Un film d’Emmanuel Gras
KMBO
Après le documentaire J’veux du soleil, de François Ruffin et Gilles Perret, et la fiction La Fracture, de Catherine Corsini, c’est au tour d’Emmanuel Gras de consacrer un long métrage aux « gilets jaunes ». Son choix s’est porté sur Chartres, ville moyenne proche de Paris et pourtant bien éloignée des préoccupations du pouvoir.

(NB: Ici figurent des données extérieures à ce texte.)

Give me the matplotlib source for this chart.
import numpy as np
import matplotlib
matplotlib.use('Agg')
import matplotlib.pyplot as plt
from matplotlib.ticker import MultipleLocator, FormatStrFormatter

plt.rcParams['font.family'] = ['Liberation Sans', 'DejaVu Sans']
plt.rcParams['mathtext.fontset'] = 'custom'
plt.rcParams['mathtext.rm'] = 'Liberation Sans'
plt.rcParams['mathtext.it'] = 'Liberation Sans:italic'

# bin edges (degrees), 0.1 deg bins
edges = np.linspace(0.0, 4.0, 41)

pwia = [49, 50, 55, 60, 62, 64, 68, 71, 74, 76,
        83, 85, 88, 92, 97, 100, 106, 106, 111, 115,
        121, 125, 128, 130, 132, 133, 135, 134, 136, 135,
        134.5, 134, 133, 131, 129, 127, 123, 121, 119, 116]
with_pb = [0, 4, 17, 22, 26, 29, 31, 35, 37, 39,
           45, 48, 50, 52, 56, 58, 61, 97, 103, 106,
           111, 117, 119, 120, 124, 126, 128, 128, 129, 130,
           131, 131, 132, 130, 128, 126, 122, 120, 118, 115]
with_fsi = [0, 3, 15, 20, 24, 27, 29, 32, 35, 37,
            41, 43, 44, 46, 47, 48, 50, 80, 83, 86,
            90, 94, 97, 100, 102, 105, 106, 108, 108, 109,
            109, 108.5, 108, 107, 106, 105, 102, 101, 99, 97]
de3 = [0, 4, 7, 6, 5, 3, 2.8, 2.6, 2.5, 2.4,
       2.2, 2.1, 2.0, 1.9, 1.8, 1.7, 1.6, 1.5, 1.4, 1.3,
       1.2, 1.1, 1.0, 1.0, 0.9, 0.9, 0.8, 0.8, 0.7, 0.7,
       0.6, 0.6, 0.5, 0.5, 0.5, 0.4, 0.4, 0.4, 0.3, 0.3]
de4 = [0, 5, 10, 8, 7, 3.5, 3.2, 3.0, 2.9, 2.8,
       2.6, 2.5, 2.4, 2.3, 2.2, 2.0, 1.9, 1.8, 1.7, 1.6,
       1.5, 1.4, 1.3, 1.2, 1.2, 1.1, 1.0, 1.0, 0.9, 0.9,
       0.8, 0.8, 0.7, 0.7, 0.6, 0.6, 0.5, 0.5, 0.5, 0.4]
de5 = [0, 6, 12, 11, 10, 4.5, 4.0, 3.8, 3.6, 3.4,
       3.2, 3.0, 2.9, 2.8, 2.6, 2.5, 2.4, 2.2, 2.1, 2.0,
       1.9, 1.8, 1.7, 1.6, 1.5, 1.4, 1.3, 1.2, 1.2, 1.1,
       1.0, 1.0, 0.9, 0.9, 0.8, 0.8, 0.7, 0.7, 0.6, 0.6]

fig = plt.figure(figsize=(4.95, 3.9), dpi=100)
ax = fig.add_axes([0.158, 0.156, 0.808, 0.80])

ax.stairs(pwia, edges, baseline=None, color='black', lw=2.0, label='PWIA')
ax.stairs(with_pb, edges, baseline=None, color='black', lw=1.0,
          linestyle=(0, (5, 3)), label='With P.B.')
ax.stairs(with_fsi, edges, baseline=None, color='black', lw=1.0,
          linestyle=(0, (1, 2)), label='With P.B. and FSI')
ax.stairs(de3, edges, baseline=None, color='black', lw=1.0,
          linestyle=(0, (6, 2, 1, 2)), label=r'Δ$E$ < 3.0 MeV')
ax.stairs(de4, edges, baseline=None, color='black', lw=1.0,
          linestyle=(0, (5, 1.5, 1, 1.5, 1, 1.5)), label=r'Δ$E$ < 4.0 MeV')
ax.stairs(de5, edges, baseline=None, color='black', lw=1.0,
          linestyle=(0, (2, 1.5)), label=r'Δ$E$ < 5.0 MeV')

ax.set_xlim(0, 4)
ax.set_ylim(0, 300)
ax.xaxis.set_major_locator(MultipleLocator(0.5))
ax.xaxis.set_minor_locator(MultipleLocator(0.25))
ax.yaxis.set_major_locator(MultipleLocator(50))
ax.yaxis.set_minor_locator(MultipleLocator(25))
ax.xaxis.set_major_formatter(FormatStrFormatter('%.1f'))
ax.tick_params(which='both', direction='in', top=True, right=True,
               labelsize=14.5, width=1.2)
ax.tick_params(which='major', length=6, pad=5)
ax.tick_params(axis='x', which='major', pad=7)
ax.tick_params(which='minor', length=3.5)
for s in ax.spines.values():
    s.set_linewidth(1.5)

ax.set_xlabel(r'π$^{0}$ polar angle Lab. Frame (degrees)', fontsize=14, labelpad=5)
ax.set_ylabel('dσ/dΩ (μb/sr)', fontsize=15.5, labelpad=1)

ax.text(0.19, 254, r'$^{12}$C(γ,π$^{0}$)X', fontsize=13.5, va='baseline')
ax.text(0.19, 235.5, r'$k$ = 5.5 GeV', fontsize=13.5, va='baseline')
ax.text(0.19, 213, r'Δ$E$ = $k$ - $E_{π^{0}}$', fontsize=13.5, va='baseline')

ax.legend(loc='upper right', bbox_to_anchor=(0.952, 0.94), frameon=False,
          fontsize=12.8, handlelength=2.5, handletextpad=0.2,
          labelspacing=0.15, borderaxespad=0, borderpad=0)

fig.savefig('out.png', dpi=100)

C’est sur l’un de ces fameux ronds-points de zone périurbaine, convertis comme tant d’autres en agora, que démarre le film, dans une ambiance presque tribale. Malgré la nuit et la neige, on fait cercle autour du feu, on désigne ses représentants, on planifie les actions à venir, on se galvanise en groupe. Ils sont travailleurs pauvres, intérimaires, retraités, infirmières, instituteurs, ancien SDF et fustigent tous une Ve République minée par le libéralisme, la mondialisation et les inégalités. Parmi eux, Agnès et Nathalie, mères célibataires, ne croyaient pas au mouvement à ses débuts.

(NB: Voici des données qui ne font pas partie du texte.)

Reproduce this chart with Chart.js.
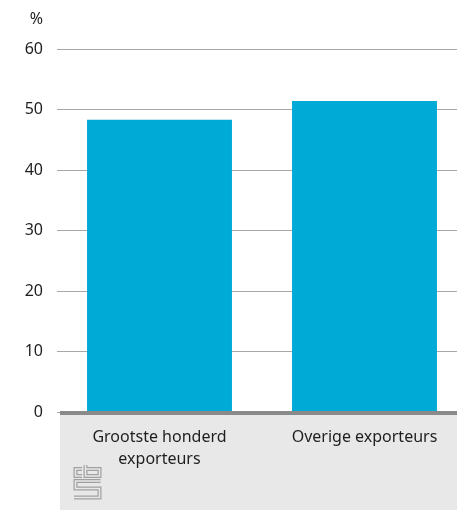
<!DOCTYPE html>
<html>
<head>
<meta charset="utf-8">
<script src="https://cdn.jsdelivr.net/npm/chart.js@4/dist/chart.umd.min.js"></script>
<style>
html,body{margin:0;padding:0;background:#fff;overflow:hidden;}
#wrap{position:relative;width:467px;height:510px;}
</style>
</head>
<body>
<div id="wrap"><canvas id="c" width="467" height="510"></canvas></div>
<script>
const categories = [['Grootste honderd', 'exporteurs'], ['Overige exporteurs']];
const values = [48.3, 51.4];
const yTicks = [0, 10, 20, 30, 40, 50, 60];
const unitLabel = '%';

const FONT = '"Noto Sans", "Open Sans", sans-serif';
const TEXT = '#1e1e1e';
const PANEL = '#e8e8e8';

function dbl(ctx, pts) {
  ctx.beginPath();
  ctx.moveTo(pts[0][0], pts[0][1]);
  for (let i = 1; i < pts.length; i++) ctx.lineTo(pts[i][0], pts[i][1]);
  ctx.lineWidth = 4; ctx.strokeStyle = '#a0a0a0'; ctx.stroke();
  ctx.lineWidth = 1.6; ctx.strokeStyle = PANEL; ctx.stroke();
}

const decor = {
  id: 'decor',
  beforeDraw(chart) {
    const ctx = chart.ctx, a = chart.chartArea;
    ctx.save();
    ctx.fillStyle = PANEL;
    ctx.fillRect(60, a.bottom, chart.width - 60, chart.height - a.bottom);
    ctx.restore();
  },
  afterDraw(chart) {
    const ctx = chart.ctx, a = chart.chartArea, y = chart.scales.y;
    ctx.save();
    // axis line
    ctx.fillStyle = '#8a8a8a';
    ctx.fillRect(60, a.bottom - 1, chart.width - 60, 4);
    // unit label
    ctx.font = '16px ' + FONT;
    ctx.fillStyle = TEXT;
    ctx.textAlign = 'right';
    ctx.textBaseline = 'middle';
    ctx.fillText(unitLabel, y.right - 14, a.top - 30);
    // logo (approximation)
    ctx.lineJoin = 'miter'; ctx.lineCap = 'butt';
    const x = 74, t = 467;
    dbl(ctx, [[x + 8, t + 2], [x + 1.5, t + 2], [x + 1.5, t + 9], [x + 8, t + 9]]);
    dbl(ctx, [[x + 11.5, t - 2], [x + 11.5, t + 9], [x + 25.5, t + 9], [x + 25.5, t + 2], [x + 11.5, t + 2]]);
    dbl(ctx, [[x + 26.5, t + 14], [x + 1.5, t + 14], [x + 1.5, t + 21.5], [x + 25.5, t + 21.5], [x + 25.5, t + 30.5], [x, t + 30.5]]);
    ctx.restore();
  }
};

new Chart(document.getElementById('c'), {
  type: 'bar',
  data: {
    labels: categories,
    datasets: [{
      data: values,
      backgroundColor: '#00aad7',
      borderWidth: 0,
      categoryPercentage: 0.707,
      barPercentage: 1
    }]
  },
  options: {
    responsive: false,
    animation: false,
    layout: { padding: { top: 49, right: 0, left: 0, bottom: 0 } },
    plugins: { legend: { display: false }, tooltip: { enabled: false }, title: { display: false } },
    scales: {
      x: {
        offset: true,
        grid: { display: false, drawTicks: false },
        border: { display: false },
        ticks: { color: TEXT, font: { family: FONT, size: 16, lineHeight: 1.38 }, padding: 14, maxRotation: 0, autoSkip: false },
        afterFit(s) { s.height = 98; }
      },
      y: {
        min: 0, max: 60,
        afterBuildTicks(s) { s.ticks = yTicks.map(v => ({ value: v })); },
        grid: { color: '#a8a8a8', lineWidth: 1, drawTicks: false },
        border: { display: false },
        ticks: { color: TEXT, font: { family: FONT, size: 16 }, padding: 14 },
        afterFit(s) { s.width = 57; }
      }
    }
  },
  plugins: [decor]
});
</script>
</body>
</html>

La seconde explique son déclic : « Quand tu es dans la misère, tu n’en parles à personne. Le 17 novembre 2018 [considéré comme le point de départ de la mobilisation, NDLR], on s’est rendu compte qu’on n’était pas seuls. » C’est une « vie décente » que réclament ces travailleurs aux abois, las de résoudre cette impossible équation : « Finir le mois avec 1 200 euros et deux gosses. »

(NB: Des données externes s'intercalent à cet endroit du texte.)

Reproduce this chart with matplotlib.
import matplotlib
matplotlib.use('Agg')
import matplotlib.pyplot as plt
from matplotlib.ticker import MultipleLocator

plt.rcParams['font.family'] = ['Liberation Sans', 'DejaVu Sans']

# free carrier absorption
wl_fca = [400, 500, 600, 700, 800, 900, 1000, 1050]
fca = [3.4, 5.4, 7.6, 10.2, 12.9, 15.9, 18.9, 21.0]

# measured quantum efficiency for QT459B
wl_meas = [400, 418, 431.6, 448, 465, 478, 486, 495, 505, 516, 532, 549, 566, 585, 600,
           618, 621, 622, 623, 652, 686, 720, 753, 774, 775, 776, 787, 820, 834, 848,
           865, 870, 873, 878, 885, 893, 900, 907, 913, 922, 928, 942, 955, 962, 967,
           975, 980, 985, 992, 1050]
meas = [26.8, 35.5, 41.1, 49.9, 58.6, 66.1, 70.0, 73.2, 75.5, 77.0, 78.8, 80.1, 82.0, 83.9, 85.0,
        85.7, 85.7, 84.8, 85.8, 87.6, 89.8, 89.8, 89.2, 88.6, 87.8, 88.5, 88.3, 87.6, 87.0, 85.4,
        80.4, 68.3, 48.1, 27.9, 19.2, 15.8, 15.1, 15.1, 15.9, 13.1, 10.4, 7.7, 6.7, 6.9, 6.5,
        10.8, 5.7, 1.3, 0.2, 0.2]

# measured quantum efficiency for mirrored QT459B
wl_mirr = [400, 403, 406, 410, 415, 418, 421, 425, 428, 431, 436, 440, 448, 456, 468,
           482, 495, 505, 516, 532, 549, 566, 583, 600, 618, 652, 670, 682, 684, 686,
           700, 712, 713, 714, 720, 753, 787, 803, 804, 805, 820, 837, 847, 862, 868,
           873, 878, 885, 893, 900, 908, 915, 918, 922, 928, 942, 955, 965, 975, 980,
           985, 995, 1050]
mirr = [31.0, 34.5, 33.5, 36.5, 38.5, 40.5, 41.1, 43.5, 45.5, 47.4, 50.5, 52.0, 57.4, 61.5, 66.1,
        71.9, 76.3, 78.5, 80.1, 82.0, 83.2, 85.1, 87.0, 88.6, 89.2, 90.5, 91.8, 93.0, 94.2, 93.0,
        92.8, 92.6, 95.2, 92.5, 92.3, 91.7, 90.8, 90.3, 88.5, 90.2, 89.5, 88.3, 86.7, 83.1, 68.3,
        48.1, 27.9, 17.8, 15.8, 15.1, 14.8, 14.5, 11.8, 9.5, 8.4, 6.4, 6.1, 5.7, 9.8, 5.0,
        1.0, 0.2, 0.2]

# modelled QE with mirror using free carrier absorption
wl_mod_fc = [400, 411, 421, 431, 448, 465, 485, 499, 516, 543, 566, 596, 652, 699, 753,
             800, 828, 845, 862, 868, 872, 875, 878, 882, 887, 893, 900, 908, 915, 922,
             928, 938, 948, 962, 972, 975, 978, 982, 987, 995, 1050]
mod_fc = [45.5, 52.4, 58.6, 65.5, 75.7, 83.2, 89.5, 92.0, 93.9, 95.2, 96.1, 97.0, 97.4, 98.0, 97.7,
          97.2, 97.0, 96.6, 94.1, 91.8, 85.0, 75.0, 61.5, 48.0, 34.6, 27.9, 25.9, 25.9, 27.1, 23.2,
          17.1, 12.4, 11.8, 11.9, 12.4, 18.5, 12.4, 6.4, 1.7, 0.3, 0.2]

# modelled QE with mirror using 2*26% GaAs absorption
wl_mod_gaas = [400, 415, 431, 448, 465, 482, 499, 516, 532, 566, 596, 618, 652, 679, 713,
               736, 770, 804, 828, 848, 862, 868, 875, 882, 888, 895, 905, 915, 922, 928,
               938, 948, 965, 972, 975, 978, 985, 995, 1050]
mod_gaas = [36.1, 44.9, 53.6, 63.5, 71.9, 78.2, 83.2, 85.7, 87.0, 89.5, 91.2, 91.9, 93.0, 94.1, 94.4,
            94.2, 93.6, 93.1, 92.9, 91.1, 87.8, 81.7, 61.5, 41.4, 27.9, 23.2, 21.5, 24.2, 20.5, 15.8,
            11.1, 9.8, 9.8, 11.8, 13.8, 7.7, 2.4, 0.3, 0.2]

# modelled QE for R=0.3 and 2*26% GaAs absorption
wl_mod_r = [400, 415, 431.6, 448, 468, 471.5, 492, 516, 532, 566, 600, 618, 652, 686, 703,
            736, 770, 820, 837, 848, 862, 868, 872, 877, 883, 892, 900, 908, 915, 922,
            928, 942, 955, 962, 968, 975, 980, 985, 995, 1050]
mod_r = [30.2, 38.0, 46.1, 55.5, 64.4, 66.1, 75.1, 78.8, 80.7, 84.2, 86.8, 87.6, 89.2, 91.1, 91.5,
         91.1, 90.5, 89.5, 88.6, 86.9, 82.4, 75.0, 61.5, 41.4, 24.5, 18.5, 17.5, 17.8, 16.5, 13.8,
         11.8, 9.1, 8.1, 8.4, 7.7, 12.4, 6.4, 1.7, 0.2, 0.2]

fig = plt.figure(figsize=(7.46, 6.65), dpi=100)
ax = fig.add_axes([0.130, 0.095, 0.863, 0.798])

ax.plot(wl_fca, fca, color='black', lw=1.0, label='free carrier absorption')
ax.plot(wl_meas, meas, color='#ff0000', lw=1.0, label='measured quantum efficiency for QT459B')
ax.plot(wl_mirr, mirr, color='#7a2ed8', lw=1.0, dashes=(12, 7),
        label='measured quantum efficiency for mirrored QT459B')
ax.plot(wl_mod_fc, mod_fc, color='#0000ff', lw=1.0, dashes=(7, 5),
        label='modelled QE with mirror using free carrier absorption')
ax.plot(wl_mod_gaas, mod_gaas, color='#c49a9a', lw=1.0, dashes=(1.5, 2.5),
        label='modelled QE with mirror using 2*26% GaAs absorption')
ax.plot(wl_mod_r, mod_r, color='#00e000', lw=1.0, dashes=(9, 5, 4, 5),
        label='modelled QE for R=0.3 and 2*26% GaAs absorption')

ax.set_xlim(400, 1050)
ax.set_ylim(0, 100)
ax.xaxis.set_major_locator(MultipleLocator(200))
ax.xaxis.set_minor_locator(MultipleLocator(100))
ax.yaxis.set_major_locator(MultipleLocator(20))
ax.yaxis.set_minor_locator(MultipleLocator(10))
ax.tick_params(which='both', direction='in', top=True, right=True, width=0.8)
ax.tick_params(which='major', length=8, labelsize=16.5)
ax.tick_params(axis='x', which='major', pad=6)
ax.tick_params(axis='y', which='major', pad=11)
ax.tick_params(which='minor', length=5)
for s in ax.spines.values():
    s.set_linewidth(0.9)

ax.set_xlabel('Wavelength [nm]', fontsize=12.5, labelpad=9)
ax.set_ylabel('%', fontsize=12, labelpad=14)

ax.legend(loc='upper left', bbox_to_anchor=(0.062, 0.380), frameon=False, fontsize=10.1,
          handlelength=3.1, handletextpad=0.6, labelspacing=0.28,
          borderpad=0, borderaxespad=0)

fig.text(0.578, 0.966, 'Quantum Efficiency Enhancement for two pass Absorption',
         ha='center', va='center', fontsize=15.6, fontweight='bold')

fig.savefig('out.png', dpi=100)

Emmanuel Gras montre le déploiement du mouvement et les revendications qui se dessinent : la baisse de la TVA, des impôts et des prix pour les biens de première nécessité, ainsi que l’instauration du fameux référendum d’initiative citoyenne (RIC). Au début, les premières actions se résument au démontage de barrières de péages pour laisser passer gratuitement les usagers du réseau Vinci. Puis le réalisateur dévoile la structure même du groupe de Chartres, organisé par secteur, chacun doté de porte-parole et de coordinateurs. À travers les discussions, une évidence se fait jour : « Les grandes villes doivent monter à la capitale ! Rester cantonnés dans nos bleds ne sert à rien ! » Et c’est ainsi que, partis d’un rond-point périurbain anonyme, les protagonistes d’Un peuple vont bientôt se retrouver sur le rond-point des ronds-points : la place de l’Étoile. Mais bien qu’ils militent pour une action pacifique, ils tomberont de haut lorsque la violence se déchaînera sur la plus belle avenue du monde. Agnès aura beau s’interposer entre ses troupes et les CRS, il est déjà trop tard. Les pavés volent, les lacrymos crachent et le Fouquet’s prend feu. Quelques mois plus tard, alors que le mouvement s’essouffle et que le spectre du Covid s’étend sur le monde, on retrouve nos « gilets jaunes » à bout de souffle, tels des vétérans en stress post-traumatique. Nathalie déclare, au bord des larmes : « Ce n’est pas depuis les “gilets jaunes” que je me bats, mais depuis toujours. Je n’ai rien volé, on ne m’a rien offert, j’en ai toujours chié pour gagner ma vie. À 50 ans, à part me battre, je n’ai rien fait dans ma vie. » Le film s’achève sur un sentiment d’épuisement général, interrogeant en creux la pérennité du mouvement. La hausse actuelle des prix de l’énergie constitue peut-être un premier élément de réponse.